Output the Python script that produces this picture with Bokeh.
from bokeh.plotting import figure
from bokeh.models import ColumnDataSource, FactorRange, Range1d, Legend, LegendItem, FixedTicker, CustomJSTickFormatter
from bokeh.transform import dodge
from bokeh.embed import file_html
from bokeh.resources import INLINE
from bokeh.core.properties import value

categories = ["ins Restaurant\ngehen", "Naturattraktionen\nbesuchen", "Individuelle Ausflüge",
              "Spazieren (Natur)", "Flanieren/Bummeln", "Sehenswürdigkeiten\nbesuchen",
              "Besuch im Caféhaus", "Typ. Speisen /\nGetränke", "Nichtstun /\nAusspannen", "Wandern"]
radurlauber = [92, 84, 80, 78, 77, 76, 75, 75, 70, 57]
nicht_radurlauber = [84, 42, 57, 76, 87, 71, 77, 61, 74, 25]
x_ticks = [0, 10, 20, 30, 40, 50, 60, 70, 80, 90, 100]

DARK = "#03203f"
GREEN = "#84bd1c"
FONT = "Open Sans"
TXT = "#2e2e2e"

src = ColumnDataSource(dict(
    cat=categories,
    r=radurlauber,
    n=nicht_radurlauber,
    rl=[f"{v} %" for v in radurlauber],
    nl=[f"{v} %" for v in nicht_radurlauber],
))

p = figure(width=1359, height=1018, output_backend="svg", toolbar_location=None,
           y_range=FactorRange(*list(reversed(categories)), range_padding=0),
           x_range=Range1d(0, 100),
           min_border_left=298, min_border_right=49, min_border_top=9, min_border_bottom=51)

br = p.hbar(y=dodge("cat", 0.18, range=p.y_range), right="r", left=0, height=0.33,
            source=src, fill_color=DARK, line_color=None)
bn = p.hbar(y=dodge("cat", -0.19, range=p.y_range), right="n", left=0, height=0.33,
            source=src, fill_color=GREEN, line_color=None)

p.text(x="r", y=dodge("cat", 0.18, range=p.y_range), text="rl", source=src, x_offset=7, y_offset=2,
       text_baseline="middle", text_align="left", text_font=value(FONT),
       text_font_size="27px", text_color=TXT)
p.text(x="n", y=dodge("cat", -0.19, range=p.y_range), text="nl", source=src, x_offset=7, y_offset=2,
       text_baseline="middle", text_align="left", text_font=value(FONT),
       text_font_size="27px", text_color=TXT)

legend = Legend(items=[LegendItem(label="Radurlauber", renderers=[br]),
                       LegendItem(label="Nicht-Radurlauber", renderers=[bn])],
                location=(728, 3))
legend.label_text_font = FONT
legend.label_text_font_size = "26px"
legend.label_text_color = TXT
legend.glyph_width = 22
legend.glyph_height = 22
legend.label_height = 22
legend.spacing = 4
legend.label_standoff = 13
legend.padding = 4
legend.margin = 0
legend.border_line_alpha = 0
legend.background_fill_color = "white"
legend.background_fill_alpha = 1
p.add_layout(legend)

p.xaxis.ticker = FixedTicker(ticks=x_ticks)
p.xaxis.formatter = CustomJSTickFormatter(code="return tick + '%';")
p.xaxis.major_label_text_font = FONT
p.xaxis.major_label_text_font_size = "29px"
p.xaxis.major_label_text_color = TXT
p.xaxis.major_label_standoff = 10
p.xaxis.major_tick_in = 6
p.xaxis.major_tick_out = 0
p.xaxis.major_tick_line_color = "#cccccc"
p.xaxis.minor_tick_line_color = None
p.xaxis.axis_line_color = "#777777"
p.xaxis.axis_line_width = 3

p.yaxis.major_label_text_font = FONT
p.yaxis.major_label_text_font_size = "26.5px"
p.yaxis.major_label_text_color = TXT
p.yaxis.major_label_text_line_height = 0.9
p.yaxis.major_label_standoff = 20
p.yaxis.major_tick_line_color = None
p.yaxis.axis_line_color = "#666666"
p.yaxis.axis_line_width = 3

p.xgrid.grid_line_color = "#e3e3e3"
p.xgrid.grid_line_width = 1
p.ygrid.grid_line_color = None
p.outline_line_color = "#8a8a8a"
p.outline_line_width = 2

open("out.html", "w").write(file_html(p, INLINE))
----
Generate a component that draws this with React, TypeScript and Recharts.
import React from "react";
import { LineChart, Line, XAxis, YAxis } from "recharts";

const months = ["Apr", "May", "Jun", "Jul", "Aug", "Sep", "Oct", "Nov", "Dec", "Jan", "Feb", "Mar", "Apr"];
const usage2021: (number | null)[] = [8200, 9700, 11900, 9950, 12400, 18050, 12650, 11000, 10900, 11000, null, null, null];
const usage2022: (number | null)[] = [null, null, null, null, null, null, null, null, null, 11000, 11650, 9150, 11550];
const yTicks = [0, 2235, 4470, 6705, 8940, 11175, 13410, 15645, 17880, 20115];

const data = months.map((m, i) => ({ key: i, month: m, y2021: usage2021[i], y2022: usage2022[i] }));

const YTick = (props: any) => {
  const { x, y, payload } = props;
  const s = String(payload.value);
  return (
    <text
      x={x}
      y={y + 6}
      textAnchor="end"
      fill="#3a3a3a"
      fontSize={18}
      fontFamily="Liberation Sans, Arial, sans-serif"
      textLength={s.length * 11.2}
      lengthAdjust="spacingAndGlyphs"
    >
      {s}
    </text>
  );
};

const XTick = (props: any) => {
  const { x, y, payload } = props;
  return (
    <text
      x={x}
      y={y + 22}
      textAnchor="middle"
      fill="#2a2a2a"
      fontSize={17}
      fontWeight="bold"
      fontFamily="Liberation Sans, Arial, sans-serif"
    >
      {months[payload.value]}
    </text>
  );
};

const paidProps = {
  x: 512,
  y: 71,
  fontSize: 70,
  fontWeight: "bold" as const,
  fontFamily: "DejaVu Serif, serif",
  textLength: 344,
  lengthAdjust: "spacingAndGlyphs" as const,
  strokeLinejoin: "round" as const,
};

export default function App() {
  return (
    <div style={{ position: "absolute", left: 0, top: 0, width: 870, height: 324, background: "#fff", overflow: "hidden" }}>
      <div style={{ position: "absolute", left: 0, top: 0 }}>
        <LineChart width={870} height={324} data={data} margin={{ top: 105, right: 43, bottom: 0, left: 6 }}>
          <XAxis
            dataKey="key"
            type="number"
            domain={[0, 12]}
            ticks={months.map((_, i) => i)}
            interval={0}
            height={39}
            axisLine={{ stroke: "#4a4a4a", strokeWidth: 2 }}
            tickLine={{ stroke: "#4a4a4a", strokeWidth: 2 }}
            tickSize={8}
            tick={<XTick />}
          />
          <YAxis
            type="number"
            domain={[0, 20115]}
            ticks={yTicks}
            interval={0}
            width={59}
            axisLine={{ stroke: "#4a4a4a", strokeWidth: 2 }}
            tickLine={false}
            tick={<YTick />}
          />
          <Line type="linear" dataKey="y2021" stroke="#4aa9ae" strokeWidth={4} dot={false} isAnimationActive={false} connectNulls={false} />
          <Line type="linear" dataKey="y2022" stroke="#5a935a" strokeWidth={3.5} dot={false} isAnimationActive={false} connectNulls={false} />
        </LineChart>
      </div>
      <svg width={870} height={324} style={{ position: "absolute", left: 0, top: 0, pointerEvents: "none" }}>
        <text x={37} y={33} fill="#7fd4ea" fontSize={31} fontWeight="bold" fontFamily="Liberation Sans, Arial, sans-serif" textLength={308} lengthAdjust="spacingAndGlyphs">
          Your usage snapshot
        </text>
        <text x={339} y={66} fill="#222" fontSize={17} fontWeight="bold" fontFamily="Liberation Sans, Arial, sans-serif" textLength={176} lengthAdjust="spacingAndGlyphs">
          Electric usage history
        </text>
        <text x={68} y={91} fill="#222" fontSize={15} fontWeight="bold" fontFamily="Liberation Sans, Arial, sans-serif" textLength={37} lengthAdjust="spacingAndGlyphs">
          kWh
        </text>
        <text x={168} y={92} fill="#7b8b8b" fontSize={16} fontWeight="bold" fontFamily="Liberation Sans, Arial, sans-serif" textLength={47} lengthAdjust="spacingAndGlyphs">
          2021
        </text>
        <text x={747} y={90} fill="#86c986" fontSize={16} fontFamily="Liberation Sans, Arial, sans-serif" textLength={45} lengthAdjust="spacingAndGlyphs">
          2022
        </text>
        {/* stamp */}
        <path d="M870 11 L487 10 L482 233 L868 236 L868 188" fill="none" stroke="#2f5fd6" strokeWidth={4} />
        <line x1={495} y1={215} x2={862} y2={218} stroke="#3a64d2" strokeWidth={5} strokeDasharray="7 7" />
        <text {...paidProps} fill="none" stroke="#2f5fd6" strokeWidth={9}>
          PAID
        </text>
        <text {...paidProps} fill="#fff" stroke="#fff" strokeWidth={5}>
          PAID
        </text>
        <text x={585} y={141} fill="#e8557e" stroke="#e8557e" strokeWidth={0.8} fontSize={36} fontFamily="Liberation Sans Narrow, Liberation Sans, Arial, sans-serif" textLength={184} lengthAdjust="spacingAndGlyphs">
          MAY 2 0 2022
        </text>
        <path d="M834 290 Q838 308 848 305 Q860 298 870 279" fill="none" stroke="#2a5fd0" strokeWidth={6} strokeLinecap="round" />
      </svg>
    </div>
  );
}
----
• REQUEST
Transcribe the lines above from the one with "Output the Python" through the one with "from bokeh.core.properties import value". Include both ends and leave out every other line.

• FINAL ANSWER
Output the Python script that produces this picture with Bokeh.
from bokeh.plotting import figure
from bokeh.models import ColumnDataSource, FactorRange, Range1d, Legend, LegendItem, FixedTicker, CustomJSTickFormatter
from bokeh.transform import dodge
from bokeh.embed import file_html
from bokeh.resources import INLINE
from bokeh.core.properties import value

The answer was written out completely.